↓

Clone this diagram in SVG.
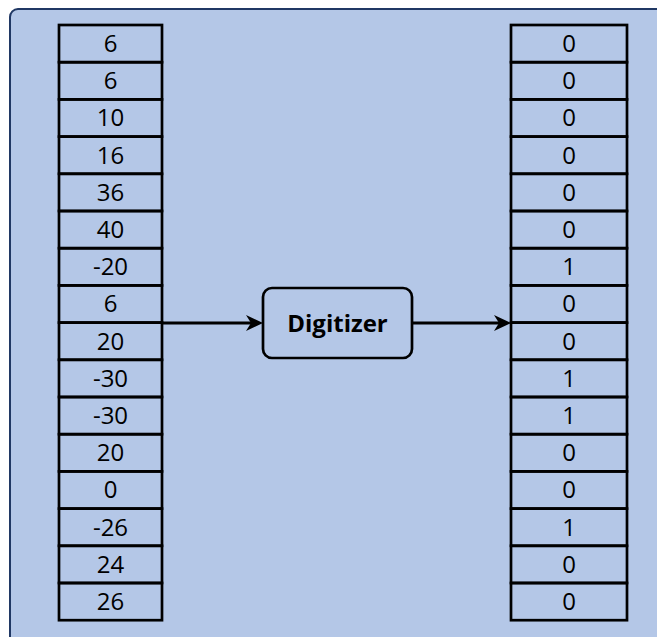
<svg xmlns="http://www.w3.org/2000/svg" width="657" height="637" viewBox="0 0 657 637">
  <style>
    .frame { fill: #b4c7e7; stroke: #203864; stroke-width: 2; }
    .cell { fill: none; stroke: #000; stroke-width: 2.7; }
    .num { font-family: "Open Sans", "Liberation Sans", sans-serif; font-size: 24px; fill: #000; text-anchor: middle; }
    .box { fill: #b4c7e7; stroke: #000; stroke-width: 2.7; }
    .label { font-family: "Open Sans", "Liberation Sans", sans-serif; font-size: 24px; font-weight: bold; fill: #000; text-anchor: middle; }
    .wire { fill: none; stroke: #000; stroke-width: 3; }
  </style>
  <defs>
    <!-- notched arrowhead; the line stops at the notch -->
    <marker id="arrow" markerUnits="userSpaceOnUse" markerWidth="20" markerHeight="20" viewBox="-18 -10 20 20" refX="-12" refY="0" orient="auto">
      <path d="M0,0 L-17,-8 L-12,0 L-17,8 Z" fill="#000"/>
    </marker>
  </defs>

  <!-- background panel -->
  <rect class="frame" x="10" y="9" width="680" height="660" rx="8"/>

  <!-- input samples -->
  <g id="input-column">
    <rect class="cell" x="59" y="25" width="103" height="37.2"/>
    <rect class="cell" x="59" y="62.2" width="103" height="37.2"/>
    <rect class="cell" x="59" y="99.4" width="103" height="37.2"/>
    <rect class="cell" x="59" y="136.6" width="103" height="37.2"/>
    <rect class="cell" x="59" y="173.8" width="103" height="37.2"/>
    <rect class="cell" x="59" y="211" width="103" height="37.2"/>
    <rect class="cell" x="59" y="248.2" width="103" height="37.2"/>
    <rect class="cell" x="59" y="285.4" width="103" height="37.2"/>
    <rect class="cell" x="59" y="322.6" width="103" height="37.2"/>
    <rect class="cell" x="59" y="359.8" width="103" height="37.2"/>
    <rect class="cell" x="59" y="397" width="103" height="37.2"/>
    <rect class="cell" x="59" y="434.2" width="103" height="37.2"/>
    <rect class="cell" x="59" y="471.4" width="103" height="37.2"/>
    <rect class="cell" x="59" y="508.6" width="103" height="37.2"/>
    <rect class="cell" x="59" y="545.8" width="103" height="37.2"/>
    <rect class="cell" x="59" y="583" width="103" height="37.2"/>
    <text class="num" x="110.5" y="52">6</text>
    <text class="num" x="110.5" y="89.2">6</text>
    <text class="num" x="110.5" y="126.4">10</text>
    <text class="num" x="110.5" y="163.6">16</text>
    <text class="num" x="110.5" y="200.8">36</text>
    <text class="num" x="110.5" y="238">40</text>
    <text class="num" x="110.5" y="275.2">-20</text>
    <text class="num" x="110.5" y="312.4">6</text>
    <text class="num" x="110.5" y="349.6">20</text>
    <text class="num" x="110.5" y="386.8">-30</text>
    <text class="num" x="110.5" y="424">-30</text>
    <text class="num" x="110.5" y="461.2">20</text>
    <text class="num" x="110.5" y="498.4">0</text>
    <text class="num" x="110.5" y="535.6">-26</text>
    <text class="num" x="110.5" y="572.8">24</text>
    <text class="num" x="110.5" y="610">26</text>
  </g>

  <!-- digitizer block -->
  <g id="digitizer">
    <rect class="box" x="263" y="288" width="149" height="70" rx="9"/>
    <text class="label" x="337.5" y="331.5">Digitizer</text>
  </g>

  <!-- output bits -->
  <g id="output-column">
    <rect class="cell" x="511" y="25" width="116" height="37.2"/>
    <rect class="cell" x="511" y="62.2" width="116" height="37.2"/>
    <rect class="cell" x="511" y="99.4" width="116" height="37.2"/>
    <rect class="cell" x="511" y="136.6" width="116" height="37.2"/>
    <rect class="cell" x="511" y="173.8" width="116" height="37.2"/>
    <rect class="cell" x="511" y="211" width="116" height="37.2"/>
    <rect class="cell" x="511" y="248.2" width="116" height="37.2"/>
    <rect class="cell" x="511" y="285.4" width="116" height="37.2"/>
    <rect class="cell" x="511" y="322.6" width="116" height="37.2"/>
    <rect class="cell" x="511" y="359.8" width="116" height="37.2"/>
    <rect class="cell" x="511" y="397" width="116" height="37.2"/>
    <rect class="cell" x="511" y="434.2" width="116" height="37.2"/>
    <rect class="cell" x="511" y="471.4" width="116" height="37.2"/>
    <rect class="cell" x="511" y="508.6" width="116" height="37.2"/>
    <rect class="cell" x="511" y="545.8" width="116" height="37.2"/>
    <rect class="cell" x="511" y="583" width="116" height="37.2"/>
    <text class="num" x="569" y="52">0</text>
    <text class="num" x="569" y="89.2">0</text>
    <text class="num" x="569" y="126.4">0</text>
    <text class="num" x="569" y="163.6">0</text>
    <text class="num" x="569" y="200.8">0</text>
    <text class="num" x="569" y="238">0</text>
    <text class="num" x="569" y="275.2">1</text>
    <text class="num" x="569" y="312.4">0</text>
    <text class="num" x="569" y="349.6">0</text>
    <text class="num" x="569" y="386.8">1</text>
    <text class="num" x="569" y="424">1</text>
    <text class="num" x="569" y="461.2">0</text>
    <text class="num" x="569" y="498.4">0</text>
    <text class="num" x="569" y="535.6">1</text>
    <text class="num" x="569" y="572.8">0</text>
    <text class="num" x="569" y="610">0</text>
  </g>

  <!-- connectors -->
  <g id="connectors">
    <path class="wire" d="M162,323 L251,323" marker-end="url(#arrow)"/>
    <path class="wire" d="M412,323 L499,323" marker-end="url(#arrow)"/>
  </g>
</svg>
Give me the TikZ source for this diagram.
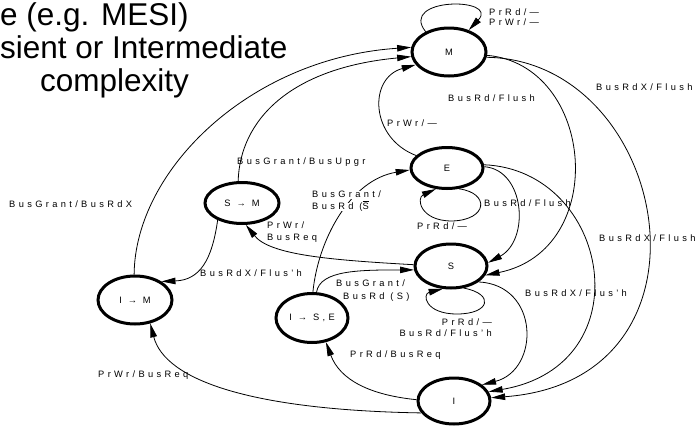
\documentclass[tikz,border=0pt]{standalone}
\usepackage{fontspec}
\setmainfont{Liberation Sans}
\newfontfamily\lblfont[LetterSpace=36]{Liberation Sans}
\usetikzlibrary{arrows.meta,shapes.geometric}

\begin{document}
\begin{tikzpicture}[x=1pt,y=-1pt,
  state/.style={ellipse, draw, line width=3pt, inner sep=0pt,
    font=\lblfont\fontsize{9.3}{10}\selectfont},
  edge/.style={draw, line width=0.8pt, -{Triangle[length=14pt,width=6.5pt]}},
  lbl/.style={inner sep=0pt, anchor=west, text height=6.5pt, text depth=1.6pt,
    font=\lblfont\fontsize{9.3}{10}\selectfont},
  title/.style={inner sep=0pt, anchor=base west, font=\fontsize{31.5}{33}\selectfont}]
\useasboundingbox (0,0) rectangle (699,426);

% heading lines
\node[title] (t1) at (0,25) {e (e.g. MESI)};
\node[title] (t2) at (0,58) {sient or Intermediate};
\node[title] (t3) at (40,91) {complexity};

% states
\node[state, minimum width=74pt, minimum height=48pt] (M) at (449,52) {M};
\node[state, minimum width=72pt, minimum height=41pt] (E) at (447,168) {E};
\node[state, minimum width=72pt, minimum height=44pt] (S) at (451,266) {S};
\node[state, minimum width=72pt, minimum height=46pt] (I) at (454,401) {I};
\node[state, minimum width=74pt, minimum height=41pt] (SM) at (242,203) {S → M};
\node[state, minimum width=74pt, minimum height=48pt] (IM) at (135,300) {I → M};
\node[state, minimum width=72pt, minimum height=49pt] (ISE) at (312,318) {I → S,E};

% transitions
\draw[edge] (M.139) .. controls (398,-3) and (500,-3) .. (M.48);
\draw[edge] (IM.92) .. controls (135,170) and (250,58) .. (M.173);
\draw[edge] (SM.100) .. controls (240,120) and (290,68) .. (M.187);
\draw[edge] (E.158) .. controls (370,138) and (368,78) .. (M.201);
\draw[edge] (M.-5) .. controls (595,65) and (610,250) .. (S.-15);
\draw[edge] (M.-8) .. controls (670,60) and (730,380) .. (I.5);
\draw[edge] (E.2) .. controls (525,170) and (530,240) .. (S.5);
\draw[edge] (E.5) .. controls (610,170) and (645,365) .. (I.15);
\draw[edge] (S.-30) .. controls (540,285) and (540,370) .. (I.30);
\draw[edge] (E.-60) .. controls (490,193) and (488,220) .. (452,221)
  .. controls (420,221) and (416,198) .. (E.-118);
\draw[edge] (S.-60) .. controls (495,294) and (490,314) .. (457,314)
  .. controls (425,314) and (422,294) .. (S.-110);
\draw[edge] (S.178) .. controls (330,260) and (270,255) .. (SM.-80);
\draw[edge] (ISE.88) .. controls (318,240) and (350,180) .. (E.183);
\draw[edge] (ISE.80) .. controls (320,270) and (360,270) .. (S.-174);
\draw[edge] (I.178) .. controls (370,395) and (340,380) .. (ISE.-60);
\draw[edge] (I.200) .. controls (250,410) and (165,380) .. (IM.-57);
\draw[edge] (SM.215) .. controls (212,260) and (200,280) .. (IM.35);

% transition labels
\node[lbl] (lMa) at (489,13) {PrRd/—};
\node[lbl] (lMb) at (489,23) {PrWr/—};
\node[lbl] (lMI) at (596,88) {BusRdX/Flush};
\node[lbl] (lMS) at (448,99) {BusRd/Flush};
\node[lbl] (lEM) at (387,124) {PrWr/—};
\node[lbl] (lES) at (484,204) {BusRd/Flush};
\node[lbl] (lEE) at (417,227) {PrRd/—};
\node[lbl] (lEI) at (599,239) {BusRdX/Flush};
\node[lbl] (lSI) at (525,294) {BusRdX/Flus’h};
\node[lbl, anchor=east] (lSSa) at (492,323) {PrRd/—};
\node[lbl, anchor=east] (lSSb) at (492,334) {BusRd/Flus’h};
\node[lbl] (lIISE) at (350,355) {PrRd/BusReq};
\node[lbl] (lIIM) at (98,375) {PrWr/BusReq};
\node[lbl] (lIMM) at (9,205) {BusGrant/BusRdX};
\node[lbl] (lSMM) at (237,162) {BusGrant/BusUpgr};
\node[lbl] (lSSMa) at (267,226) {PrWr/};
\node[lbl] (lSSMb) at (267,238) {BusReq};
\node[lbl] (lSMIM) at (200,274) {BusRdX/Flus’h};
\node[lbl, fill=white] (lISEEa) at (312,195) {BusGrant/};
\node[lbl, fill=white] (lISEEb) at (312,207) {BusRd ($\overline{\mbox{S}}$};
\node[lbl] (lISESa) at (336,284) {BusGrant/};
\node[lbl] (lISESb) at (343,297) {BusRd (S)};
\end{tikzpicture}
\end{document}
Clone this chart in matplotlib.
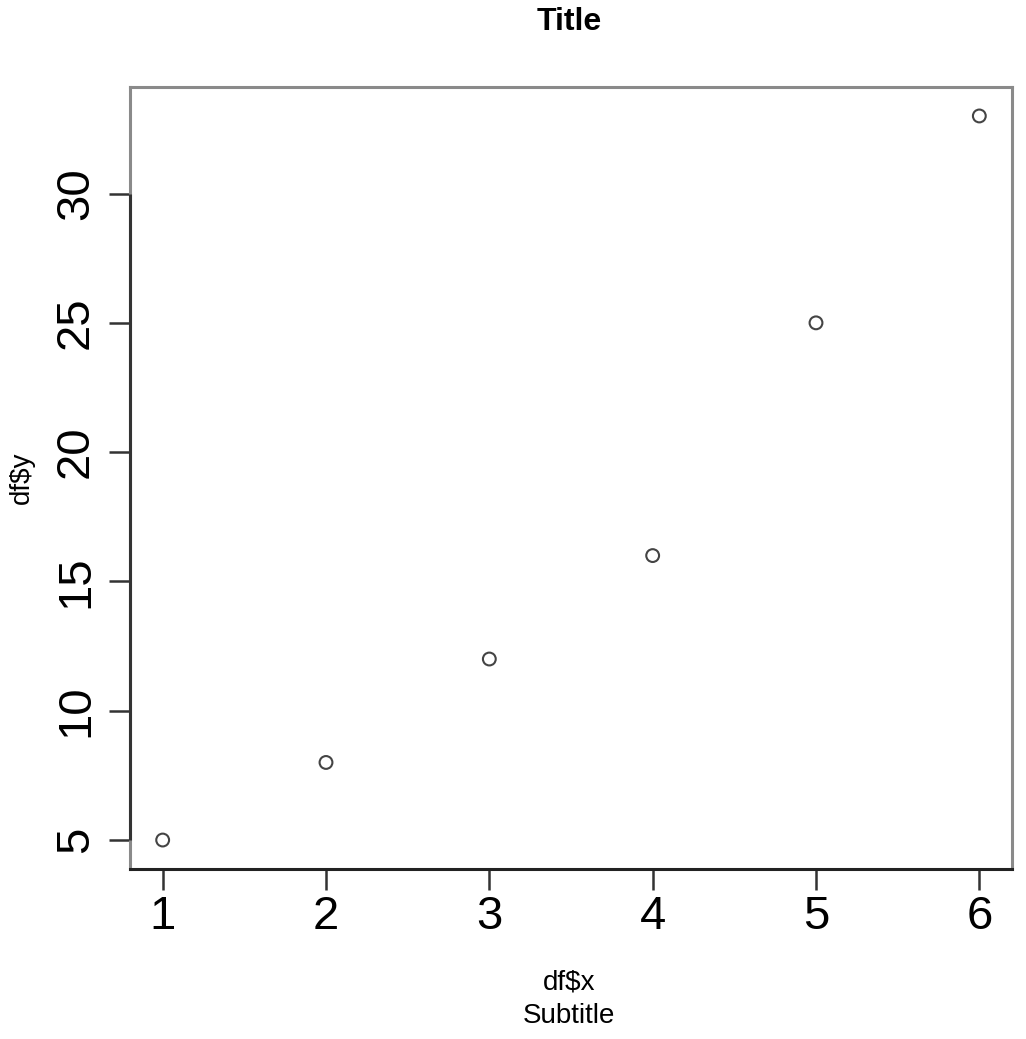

↑

### Instructions for the task
The first line to give again is the one with "Give me the TikZ source for this diagram.", and the last is the one with "width=72pt, minimum height=49pt]". Repeat them and everything between exactly, minus the pictures.

### Worked solution
Give me the TikZ source for this diagram.
\documentclass[tikz,border=0pt]{standalone}
\usepackage{fontspec}
\setmainfont{Liberation Sans}
\newfontfamily\lblfont[LetterSpace=36]{Liberation Sans}
\usetikzlibrary{arrows.meta,shapes.geometric}

\begin{document}
\begin{tikzpicture}[x=1pt,y=-1pt,
  state/.style={ellipse, draw, line width=3pt, inner sep=0pt,
    font=\lblfont\fontsize{9.3}{10}\selectfont},
  edge/.style={draw, line width=0.8pt, -{Triangle[length=14pt,width=6.5pt]}},
  lbl/.style={inner sep=0pt, anchor=west, text height=6.5pt, text depth=1.6pt,
    font=\lblfont\fontsize{9.3}{10}\selectfont},
  title/.style={inner sep=0pt, anchor=base west, font=\fontsize{31.5}{33}\selectfont}]
\useasboundingbox (0,0) rectangle (699,426);

% heading lines
\node[title] (t1) at (0,25) {e (e.g. MESI)};
\node[title] (t2) at (0,58) {sient or Intermediate};
\node[title] (t3) at (40,91) {complexity};

% states
\node[state, minimum width=74pt, minimum height=48pt] (M) at (449,52) {M};
\node[state, minimum width=72pt, minimum height=41pt] (E) at (447,168) {E};
\node[state, minimum width=72pt, minimum height=44pt] (S) at (451,266) {S};
\node[state, minimum width=72pt, minimum height=46pt] (I) at (454,401) {I};
\node[state, minimum width=74pt, minimum height=41pt] (SM) at (242,203) {S → M};
\node[state, minimum width=74pt, minimum height=48pt] (IM) at (135,300) {I → M};
\node[state, minimum width=72pt, minimum height=49pt] (ISE) at (312,318) {I → S,E};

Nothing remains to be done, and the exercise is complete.